» **WHAT TO PRODUCE**
Select the lines that contain "draw" and copy each of them.

» **DATA SHOWN**
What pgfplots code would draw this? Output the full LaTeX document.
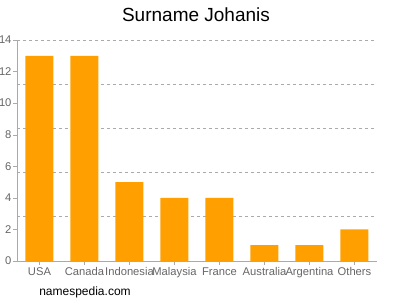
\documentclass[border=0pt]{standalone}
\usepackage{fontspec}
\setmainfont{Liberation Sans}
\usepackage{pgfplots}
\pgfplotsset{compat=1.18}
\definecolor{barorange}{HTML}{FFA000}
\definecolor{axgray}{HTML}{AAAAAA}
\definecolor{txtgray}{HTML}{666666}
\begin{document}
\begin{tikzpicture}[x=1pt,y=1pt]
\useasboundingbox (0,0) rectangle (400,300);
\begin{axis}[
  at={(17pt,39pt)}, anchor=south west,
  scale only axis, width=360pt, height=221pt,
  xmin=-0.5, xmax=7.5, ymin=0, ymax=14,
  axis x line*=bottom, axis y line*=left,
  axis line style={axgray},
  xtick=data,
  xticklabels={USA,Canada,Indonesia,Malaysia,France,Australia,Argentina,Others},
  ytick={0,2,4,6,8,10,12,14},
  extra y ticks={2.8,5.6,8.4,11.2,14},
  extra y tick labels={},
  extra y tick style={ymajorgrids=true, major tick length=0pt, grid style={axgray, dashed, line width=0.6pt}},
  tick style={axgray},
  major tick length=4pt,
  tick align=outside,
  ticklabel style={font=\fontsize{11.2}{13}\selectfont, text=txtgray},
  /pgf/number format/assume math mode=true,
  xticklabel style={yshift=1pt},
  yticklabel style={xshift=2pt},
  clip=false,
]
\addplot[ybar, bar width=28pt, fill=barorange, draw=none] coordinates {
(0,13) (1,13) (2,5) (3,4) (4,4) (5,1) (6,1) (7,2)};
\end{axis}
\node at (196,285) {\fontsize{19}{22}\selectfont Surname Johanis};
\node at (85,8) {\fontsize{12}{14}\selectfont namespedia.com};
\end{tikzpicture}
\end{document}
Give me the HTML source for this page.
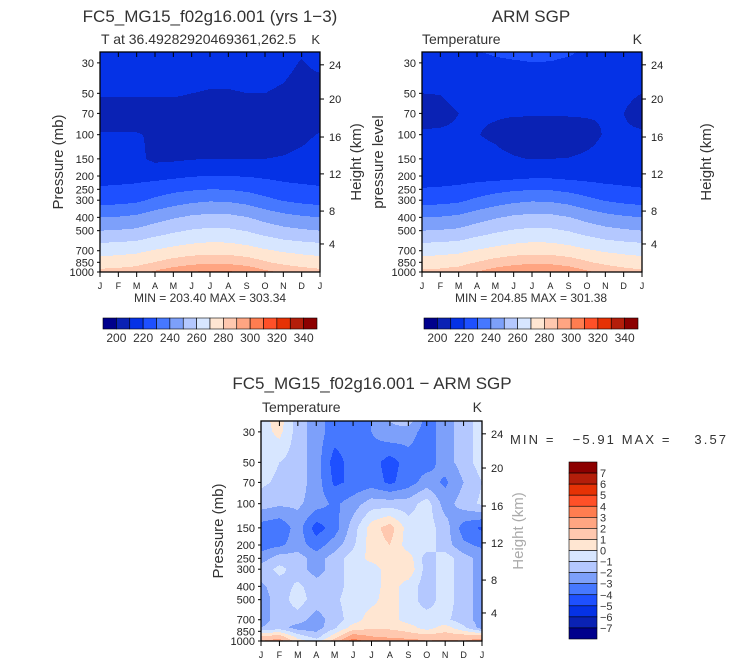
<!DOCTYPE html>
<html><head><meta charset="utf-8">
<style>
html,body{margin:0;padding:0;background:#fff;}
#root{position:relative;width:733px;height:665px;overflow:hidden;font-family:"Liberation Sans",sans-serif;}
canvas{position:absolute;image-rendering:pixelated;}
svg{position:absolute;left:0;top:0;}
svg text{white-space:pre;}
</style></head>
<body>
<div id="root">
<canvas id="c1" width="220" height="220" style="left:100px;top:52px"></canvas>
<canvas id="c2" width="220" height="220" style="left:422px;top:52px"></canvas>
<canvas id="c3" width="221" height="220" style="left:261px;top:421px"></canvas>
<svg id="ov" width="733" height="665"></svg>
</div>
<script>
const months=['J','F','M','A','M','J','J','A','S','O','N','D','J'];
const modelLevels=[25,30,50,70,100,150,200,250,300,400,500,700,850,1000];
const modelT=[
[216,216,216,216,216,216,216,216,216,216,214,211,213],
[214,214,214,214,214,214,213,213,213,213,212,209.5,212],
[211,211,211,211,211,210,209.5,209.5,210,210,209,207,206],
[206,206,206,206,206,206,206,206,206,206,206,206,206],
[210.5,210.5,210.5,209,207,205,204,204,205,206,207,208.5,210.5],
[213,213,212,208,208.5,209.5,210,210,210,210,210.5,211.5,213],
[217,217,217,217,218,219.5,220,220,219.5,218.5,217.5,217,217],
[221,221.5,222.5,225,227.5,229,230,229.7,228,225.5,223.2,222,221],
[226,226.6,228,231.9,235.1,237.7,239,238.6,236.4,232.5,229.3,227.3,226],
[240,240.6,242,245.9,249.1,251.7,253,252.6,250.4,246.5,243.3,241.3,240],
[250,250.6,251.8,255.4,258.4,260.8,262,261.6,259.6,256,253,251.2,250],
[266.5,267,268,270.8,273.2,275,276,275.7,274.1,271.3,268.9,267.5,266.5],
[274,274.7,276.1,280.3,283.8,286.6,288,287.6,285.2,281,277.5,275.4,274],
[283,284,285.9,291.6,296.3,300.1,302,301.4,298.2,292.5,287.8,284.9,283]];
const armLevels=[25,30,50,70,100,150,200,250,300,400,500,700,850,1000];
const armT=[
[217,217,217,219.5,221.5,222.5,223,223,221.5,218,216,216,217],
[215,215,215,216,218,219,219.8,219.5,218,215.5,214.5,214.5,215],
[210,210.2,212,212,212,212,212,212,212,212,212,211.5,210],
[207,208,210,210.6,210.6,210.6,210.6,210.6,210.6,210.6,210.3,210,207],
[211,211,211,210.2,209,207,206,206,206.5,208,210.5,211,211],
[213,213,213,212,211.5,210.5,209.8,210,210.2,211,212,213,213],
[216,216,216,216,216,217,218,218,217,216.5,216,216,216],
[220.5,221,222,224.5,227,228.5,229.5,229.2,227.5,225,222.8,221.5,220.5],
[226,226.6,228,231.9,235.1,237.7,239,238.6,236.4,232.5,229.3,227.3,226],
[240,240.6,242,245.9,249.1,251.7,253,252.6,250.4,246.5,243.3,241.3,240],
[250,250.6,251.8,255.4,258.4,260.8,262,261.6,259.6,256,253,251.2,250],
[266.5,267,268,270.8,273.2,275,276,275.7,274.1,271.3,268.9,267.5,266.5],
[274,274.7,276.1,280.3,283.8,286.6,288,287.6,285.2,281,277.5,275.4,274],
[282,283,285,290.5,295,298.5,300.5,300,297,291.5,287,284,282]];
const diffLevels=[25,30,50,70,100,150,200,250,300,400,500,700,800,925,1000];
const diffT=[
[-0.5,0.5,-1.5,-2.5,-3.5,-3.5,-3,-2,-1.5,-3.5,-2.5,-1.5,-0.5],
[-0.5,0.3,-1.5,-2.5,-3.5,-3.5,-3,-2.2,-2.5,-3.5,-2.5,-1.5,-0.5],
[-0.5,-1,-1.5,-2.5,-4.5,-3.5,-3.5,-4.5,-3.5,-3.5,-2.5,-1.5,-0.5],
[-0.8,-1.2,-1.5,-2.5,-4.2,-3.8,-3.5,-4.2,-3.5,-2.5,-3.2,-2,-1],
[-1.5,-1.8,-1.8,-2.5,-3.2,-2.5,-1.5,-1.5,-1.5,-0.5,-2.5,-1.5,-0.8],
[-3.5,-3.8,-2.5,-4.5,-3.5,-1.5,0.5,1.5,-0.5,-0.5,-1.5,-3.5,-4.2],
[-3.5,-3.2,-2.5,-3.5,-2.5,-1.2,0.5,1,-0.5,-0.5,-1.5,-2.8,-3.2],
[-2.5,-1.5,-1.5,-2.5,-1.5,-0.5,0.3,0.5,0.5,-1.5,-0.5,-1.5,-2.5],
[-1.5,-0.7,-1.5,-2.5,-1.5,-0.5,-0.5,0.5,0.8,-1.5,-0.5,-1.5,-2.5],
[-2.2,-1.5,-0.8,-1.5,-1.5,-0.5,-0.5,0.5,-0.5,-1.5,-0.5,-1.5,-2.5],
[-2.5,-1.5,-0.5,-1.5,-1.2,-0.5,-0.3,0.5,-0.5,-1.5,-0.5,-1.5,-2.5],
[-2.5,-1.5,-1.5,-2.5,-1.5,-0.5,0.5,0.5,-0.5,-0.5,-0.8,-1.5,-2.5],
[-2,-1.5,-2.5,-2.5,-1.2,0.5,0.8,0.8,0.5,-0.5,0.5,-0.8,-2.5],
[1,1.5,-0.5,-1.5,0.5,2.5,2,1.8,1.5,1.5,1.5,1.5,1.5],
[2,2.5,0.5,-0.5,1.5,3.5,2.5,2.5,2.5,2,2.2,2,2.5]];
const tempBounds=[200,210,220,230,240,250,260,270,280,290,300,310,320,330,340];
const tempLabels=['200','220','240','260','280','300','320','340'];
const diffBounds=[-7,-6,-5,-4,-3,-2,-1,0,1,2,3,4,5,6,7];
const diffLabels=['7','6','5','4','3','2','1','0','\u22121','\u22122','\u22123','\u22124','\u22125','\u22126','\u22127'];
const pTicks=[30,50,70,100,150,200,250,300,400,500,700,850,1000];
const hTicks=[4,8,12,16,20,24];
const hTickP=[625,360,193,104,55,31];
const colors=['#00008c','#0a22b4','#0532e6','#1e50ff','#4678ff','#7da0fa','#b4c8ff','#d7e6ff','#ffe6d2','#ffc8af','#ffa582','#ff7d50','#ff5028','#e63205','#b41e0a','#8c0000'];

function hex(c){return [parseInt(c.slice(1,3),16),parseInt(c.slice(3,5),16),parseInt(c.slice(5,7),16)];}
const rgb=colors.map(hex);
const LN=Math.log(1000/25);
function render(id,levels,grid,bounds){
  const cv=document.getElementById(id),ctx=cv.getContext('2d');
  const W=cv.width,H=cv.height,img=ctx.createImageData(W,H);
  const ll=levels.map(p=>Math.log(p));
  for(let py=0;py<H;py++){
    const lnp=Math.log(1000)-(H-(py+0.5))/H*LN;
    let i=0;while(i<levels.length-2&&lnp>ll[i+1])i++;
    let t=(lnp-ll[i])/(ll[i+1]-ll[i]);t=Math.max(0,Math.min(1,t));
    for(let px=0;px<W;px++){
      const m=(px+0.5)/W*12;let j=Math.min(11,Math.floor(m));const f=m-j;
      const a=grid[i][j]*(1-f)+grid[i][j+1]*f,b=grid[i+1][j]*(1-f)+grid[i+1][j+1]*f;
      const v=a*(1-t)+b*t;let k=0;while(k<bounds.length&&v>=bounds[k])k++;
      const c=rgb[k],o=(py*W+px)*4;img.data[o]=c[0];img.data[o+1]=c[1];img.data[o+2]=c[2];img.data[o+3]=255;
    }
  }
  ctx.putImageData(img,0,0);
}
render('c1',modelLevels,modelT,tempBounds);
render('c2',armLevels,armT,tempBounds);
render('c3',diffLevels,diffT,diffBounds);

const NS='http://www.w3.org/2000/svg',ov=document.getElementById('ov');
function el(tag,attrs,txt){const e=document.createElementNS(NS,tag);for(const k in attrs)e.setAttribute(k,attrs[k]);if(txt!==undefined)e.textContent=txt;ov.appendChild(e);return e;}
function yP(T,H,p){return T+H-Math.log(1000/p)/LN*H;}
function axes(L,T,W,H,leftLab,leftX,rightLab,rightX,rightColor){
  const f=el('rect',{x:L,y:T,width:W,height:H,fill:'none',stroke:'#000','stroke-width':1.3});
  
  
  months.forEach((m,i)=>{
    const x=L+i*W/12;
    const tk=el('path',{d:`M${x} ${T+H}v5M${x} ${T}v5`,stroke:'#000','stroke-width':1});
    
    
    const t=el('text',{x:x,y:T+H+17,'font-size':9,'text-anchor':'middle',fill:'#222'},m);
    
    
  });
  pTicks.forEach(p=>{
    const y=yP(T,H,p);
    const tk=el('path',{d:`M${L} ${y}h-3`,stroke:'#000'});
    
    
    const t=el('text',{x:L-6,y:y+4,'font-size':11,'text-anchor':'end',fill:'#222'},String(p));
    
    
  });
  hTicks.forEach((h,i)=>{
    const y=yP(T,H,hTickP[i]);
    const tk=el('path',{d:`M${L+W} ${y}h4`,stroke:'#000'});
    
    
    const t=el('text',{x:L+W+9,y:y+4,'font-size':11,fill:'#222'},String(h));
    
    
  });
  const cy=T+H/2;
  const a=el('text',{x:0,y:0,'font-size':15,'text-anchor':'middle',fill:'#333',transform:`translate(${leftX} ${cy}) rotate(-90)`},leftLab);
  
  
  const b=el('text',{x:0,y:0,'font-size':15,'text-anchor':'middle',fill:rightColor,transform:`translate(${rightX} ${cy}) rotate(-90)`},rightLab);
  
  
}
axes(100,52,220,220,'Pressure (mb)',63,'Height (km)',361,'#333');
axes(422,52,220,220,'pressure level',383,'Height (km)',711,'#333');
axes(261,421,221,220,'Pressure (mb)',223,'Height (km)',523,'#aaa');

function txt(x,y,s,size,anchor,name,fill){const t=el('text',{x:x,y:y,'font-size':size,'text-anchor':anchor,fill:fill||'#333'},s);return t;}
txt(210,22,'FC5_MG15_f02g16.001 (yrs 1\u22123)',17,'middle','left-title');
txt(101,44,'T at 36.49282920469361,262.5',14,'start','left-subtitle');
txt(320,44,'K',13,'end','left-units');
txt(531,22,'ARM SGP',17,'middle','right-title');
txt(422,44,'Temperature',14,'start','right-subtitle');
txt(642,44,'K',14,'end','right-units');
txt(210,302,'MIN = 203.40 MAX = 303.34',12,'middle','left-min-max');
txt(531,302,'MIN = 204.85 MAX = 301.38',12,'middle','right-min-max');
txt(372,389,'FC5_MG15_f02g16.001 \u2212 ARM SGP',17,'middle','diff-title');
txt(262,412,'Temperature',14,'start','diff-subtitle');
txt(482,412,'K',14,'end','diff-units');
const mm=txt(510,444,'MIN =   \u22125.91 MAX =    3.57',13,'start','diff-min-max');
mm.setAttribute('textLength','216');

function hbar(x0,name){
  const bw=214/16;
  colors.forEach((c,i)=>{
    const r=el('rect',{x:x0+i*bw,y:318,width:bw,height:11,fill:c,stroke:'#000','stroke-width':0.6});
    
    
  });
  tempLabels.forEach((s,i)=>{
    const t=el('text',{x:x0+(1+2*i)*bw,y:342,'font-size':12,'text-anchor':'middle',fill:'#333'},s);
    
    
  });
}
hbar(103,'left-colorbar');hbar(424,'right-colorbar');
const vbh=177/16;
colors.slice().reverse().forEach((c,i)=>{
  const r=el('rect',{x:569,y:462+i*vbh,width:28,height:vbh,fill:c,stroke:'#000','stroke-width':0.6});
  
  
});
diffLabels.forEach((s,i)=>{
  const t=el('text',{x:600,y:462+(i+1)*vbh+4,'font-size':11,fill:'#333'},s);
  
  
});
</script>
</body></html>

» **RESULT OF THE EXERCISE**
What pgfplots code would draw this? Output the full LaTeX document.
\addplot[ybar, bar width=28pt, fill=barorange, draw=none] coordinates {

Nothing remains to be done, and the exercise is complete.